Aim of the task.
Copy the data precisely, character for character, and leave out every picture.

* BEGIN Supplied data *

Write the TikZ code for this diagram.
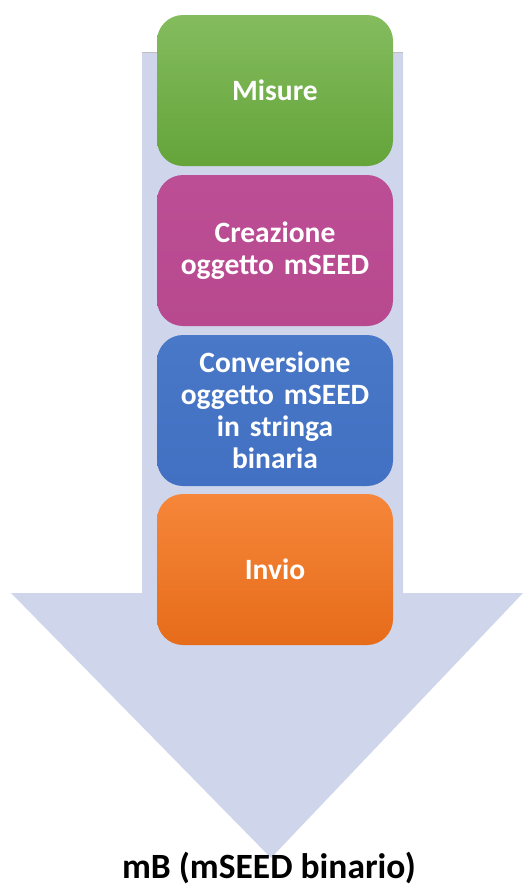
\documentclass[tikz,border=0pt]{standalone}
\usepackage{fontspec}
\setmainfont{Carlito}
\definecolor{arrowfill}{HTML}{CFD5EA}
\definecolor{gtop}{HTML}{84BC5E}
\definecolor{gbot}{HTML}{64A43A}
\definecolor{ptop}{HTML}{BC4E95}
\definecolor{pbot}{HTML}{B8498F}
\definecolor{btop}{HTML}{4A78C8}
\definecolor{bbot}{HTML}{4270C2}
\definecolor{otop}{HTML}{F6863A}
\definecolor{obot}{HTML}{E66C1A}
\tikzset{
  stepbox/.style={rounded corners=26pt, minimum width=236pt, minimum height=151pt,
    inner sep=0pt, align=center, text=white, font=\fontsize{29.5}{32}\selectfont\bfseries,
    text width=230pt}
}
\begin{document}
\begin{tikzpicture}[x=1pt,y=-1pt]
\useasboundingbox (0,0) rectangle (530,889);
% big arrow
\fill[arrowfill] (142,52) -- (403,52) -- (403,593) -- (523,593) -- (271,858) -- (11,593) -- (142,593) -- cycle;
\draw[black!25, line width=0.6pt] (142,52) -- (403,52);
% boxes
\node[stepbox, top color=gtop, bottom color=gbot] (misure) at (275,90.5) {Misure};
\node[stepbox, top color=ptop, bottom color=pbot] (creazione) at (275,250.5) {Creazione\\oggetto mSEED};
\node[stepbox, top color=btop, bottom color=bbot] (conversione) at (275,410.5) {Conversione\\oggetto mSEED\\in stringa\\binaria};
\node[stepbox, top color=otop, bottom color=obot] (invio) at (275,569.5) {Invio};
% label
\node[font=\fontsize{35.5}{38}\selectfont\bfseries, text=black, inner sep=0pt] (mb) at (269,868) {mB (mSEED binario)};
\end{tikzpicture}
\end{document}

* END Supplied data *

Result of the task.
Write the TikZ code for this diagram.
\documentclass[tikz,border=0pt]{standalone}
\usepackage{fontspec}
\setmainfont{Carlito}
\definecolor{arrowfill}{HTML}{CFD5EA}
\definecolor{gtop}{HTML}{84BC5E}
\definecolor{gbot}{HTML}{64A43A}
\definecolor{ptop}{HTML}{BC4E95}
\definecolor{pbot}{HTML}{B8498F}
\definecolor{btop}{HTML}{4A78C8}
\definecolor{bbot}{HTML}{4270C2}
\definecolor{otop}{HTML}{F6863A}
\definecolor{obot}{HTML}{E66C1A}
\tikzset{
  stepbox/.style={rounded corners=26pt, minimum width=236pt, minimum height=151pt,
    inner sep=0pt, align=center, text=white, font=\fontsize{29.5}{32}\selectfont\bfseries,
    text width=230pt}
}
\begin{document}
\begin{tikzpicture}[x=1pt,y=-1pt]
\useasboundingbox (0,0) rectangle (530,889);
% big arrow
\fill[arrowfill] (142,52) -- (403,52) -- (403,593) -- (523,593) -- (271,858) -- (11,593) -- (142,593) -- cycle;
\draw[black!25, line width=0.6pt] (142,52) -- (403,52);
% boxes
\node[stepbox, top color=gtop, bottom color=gbot] (misure) at (275,90.5) {Misure};
\node[stepbox, top color=ptop, bottom color=pbot] (creazione) at (275,250.5) {Creazione\\oggetto mSEED};
\node[stepbox, top color=btop, bottom color=bbot] (conversione) at (275,410.5) {Conversione\\oggetto mSEED\\in stringa\\binaria};
\node[stepbox, top color=otop, bottom color=obot] (invio) at (275,569.5) {Invio};
% label
\node[font=\fontsize{35.5}{38}\selectfont\bfseries, text=black, inner sep=0pt] (mb) at (269,868) {mB (mSEED binario)};
\end{tikzpicture}
\end{document}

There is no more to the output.